LHS Inspiration
LHS Students’ Pilgrimage to Rome is a “Glimpse of Heaven”
For participants of the Lourdes High School’s pilgrimage to Rome, the journey began before they even boarded a plane. Ten days before departing for Rome, three students, along with LHS teachers Michelle Weedman and Martine Haglund, attended a Latin Mass presided over by Bishop Quinn at St. Bridget’s parish in Stewartville. Jacob Nordman, Victoria Smith and Jenny Vondrashek presented the Bishop with a pilgrimage T-shirt, and he asked them to keep him updated on all their experiences.
“The idea was to present the school with a different kind of trip,” said Martine Haglund. Haglund remembers wishing the school could offer an experience that meshed with the Catholic identity and vision of Lourdes instead of just another trip as tourists. Michelle Weedman soon joined in the vision and invited Fr. Maher to guide the group spiritually. Fr. Maher, an associate professor at Gonzaga University, “understood the idea of a pilgrimage from the get-go,” Weedman said. Lourdes Principal Tom Donlon also took part in the trip.
As word spread around the school about the upcoming trip to Rome, more and more students professed an interest in the pilgrimage. Although most were Latin students, anyone who wanted to participate was welcomed. There were no applications because Haglund and Weedman did not want to select certain students over others. “Only the Holy Spirit could have pulled this group together,” Weedman said about the group’s cohesion. Senior Jacob Nordman agreed. “We ended up getting a great mix (of people),” he said.
During the pilgrimage, the participants, 17 LHS students and four adults, were anything but tourists. They learned to navigate several forms of public transportation, shopped at the local market for groceries and cooked and ate all their meals together. “It was really a pilgrimage in that way,” Weedman said. “You really had to become a community.” However, the group became even more than that. “We were like a family over there,” senior Milly Sauber said.

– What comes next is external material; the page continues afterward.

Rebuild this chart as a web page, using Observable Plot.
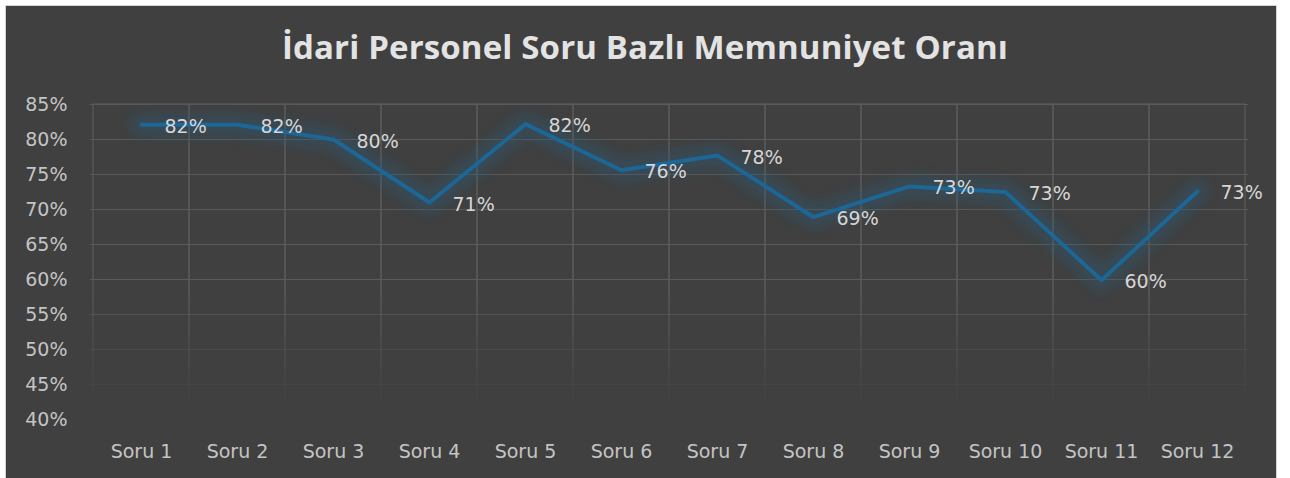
<!DOCTYPE html>
<html>
<head>
<meta charset="utf-8">
<script src="https://cdn.jsdelivr.net/npm/d3@7"></script>
<script src="https://cdn.jsdelivr.net/npm/@observablehq/plot@0.6"></script>
<style>
  html, body { margin: 0; padding: 0; background: #ffffff; width: 1290px; height: 478px; overflow: hidden; }
  #frame { position: absolute; left: 5px; top: 5px; width: 1272px; height: 490px; background: #404040; border: 1px solid #d4d4d4; box-sizing: border-box; }
  #title { position: absolute; left: 0; top: 27px; width: 1290px; text-align: center; font-family: "Open Sans", sans-serif; font-weight: 700; font-size: 33px; line-height: 40px; color: #e3e3e3; white-space: nowrap; }
  #chart { position: absolute; left: 0; top: 85px; }
</style>
</head>
<body>
<div id="frame"></div>
<div id="title">İdari Personel Soru Bazlı Memnuniyet Oranı</div>
<div id="chart"></div>
<script>
const titleText = "İdari Personel Soru Bazlı Memnuniyet Oranı";
const categories = ["Soru 1", "Soru 2", "Soru 3", "Soru 4", "Soru 5", "Soru 6", "Soru 7", "Soru 8", "Soru 9", "Soru 10", "Soru 11", "Soru 12"];
const values = [82.1, 82.1, 80.0, 71.0, 82.2, 75.6, 77.7, 68.9, 73.3, 72.5, 59.9, 72.6];
const valueLabels = ["82%", "82%", "80%", "71%", "82%", "76%", "78%", "69%", "73%", "73%", "60%", "73%"];
const yTicks = [40, 45, 50, 55, 60, 65, 70, 75, 80, 85];

const data = categories.map((c, i) => ({cat: c, value: values[i], label: valueLabels[i]}));

// fit title letter-spacing so the title spans about the same width as the reference
(function fitTitle() {
  const el = document.getElementById("title");
  const ctx = document.createElement("canvas").getContext("2d");
  ctx.font = "700 33px 'Open Sans'";
  const w = ctx.measureText(titleText).width;
  const target = 726;
  const ls = (target - w) / titleText.length;
  el.style.letterSpacing = Math.max(-1, Math.min(3, ls)).toFixed(2) + "px";
})();

const font = "'DejaVu Sans', sans-serif";
const chart = Plot.plot({
  width: 1290,
  height: 393,
  marginLeft: 90,
  marginRight: 42,
  marginTop: 19,
  marginBottom: 59,
  style: {background: "transparent", color: "#c4c4c4", fontFamily: font, fontSize: "19px"},
  x: {type: "band", domain: categories, padding: 0, label: null},
  y: {domain: [40, 85], label: null},
  marks: [
    Plot.cell(categories, {x: d => d, fill: "none", stroke: "#5a5a5a", strokeWidth: 1.2, inset: 0}),
    Plot.gridY(yTicks, {stroke: "#5a5a5a", strokeOpacity: 1, strokeWidth: 1.2}),
    Plot.axisY(yTicks, {tickSize: 0, tickPadding: 23, tickFormat: d => d + "%", fontSize: 19, fill: "#c4c4c4", label: null}),
    Plot.axisX({tickSize: 0, tickPadding: 25, fontSize: 19, fill: "#c4c4c4", label: null}),
    Plot.line(data, {x: "cat", y: "value", stroke: "#2a5a78", strokeWidth: 22, strokeOpacity: 0.4, strokeLinejoin: "round", strokeLinecap: "round"}),
    Plot.line(data, {x: "cat", y: "value", stroke: "#1c6795", strokeWidth: 4, strokeLinejoin: "miter"}),
    Plot.text(data, {x: "cat", y: "value", text: "label", textAnchor: "start", dx: 23, dy: 2, fontSize: 19, fill: "#d6d6d6"})
  ]
});
document.getElementById("chart").appendChild(chart);

// Fading grid and glow effect
const svg = d3.select(chart);
const defs = svg.insert("defs", ":first-child");
const grad = defs.append("linearGradient").attr("id", "fadeGrad")
  .attr("gradientUnits", "userSpaceOnUse").attr("x1", 0).attr("x2", 0).attr("y1", 19).attr("y2", 334);
grad.append("stop").attr("offset", 0.55).attr("stop-color", "#fff");
grad.append("stop").attr("offset", 0.97).attr("stop-color", "#000");
defs.append("mask").attr("id", "fadeMask").attr("maskUnits", "userSpaceOnUse")
  .attr("x", 0).attr("y", 0).attr("width", 1290).attr("height", 393)
  .append("rect").attr("x", 0).attr("y", 0).attr("width", 1290).attr("height", 393).attr("fill", "url(#fadeGrad)");
const blur = defs.append("filter").attr("id", "glow").attr("x", "-10%").attr("y", "-50%").attr("width", "120%").attr("height", "200%");
blur.append("feGaussianBlur").attr("stdDeviation", 6);

svg.selectAll('g[aria-label="cell"], g[aria-label="y-grid"]').attr("mask", "url(#fadeMask)");
const lines = svg.selectAll('g[aria-label="line"]').nodes();
if (lines.length) d3.select(lines[0]).attr("filter", "url(#glow)");
</script>
</body>
</html>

One of the most influential accomplishments for the pilgrims was completing the Traditional Pilgrims’ Way of over three hours of walking to St. Peter’s Basilica. The streets were lined with statues of angels and saints “to carry you forward,” said 2011 LHS graduate Joey Kromrey. Centuries ago, thousands of travelers walked these same streets as their pilgrimages from all over Europe converged on the road to St. Peter’s, Kromrey explained. Besides this moving experience, the group visited several other sites in Rome, took part in a Papal audience and even expanded their pilgrimage to Assisi and the Mediterranean.
Even though the pilgrims were on the go, they took some time every day for group reflection. “We all met in the piazza,” sophomore Maggie Lacy said of the reflection sessions. “Sometimes we would have a group lecture or get into small groups and talk.” While each participant had different ways of describing what a pilgrimage meant to them, everyone agreed it was amazing to see the spiritual progression of the group from the beginning to the end of the trip. Haglund summed up the pilgrimage experience by saying, “Going to Rome gave me a glimpse of what Heaven is going to be.”